Lessons in Pricing: The Fallacy of Incremental Volume
The large paper companies have lots of smart people. Financial people. Marketing people. Engineers.
Lots of MBAs.
We can learn a lot from these smart people…from the mistakes they make.
Accountants will tell you that every order should cover full cost or it loses money. Makes sense. But paper company accountants also figured out how much downtime costs. Idle paper machines cost you a lot of money.
The same is true for printers and printing presses.
And some of the MBAs figured out that incremental volume can be very profitable. The fixed cost is already spent, so if you get an order for more tonnage (or for printers, more printing), it keeps the machines running and every dollar beyond variable cost goes right to the bottom line. Pure gravy.

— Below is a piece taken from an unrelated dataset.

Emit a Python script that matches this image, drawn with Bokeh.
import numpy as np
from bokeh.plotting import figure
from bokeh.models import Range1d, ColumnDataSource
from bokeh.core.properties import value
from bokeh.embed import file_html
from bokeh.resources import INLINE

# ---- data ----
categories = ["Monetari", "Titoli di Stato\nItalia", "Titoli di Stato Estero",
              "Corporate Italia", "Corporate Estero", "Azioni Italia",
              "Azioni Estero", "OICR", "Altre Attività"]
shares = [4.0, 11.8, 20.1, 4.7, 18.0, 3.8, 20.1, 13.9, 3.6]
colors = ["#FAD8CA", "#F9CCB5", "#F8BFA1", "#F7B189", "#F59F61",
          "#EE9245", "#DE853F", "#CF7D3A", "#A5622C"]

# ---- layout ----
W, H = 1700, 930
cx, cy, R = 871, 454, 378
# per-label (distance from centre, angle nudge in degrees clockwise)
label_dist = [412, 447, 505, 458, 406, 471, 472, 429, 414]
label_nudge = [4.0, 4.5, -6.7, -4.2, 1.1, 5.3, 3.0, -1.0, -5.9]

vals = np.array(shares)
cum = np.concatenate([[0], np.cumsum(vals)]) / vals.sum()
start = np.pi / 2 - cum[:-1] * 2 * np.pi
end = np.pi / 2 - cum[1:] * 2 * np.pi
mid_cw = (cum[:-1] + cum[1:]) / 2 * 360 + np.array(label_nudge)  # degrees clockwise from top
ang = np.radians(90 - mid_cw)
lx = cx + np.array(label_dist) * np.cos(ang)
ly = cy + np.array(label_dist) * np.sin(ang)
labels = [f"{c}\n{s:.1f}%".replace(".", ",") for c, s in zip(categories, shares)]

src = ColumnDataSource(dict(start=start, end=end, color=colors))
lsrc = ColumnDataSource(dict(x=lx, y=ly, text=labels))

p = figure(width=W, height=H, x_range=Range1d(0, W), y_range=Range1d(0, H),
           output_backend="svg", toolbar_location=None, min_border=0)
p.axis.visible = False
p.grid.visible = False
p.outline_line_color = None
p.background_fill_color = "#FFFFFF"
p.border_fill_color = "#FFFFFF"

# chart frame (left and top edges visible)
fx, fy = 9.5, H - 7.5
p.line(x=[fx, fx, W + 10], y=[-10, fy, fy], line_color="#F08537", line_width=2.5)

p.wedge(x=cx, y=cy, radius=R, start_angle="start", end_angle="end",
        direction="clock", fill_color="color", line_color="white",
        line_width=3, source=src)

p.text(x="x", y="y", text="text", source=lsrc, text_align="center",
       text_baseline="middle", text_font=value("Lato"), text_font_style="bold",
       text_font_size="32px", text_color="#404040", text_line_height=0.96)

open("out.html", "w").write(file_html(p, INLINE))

Or, to put it another way, it’s better to have some contribution toward paying the overhead than no contribution. Makes sense.
The MBAs also figured out that what we were really selling is paper machine time, and lost machine time is lost forever. Just like press time. That makes sense, too.
Have you seen William Shatner in those “Priceline Negotiator” ads? Unsold hotel room nights are the same thing.
The math was right. The logic was right. So, what went wrong?
Of course, hotel rooms and paper machines and printing presses aren’t the same thing. But there are two bigger problems with the theory of incremental volume.
The first is that the incremental volume is not the lowest-cost business; it’s actually the highest-cost business. If you produce less and use less raw material, you will cut the most expensive production costs, not the least expensive. So the last unit of production, therefore, uses the highest-cost materials.
The bigger problem is that cutting prices can cost even more than downtime. I remember once asking the question, “What costs more, a five-percent price cut or two weeks of downtime across all of the mills? The first reaction is to say that the downtime is worse, but the answer is that the price cut costs more.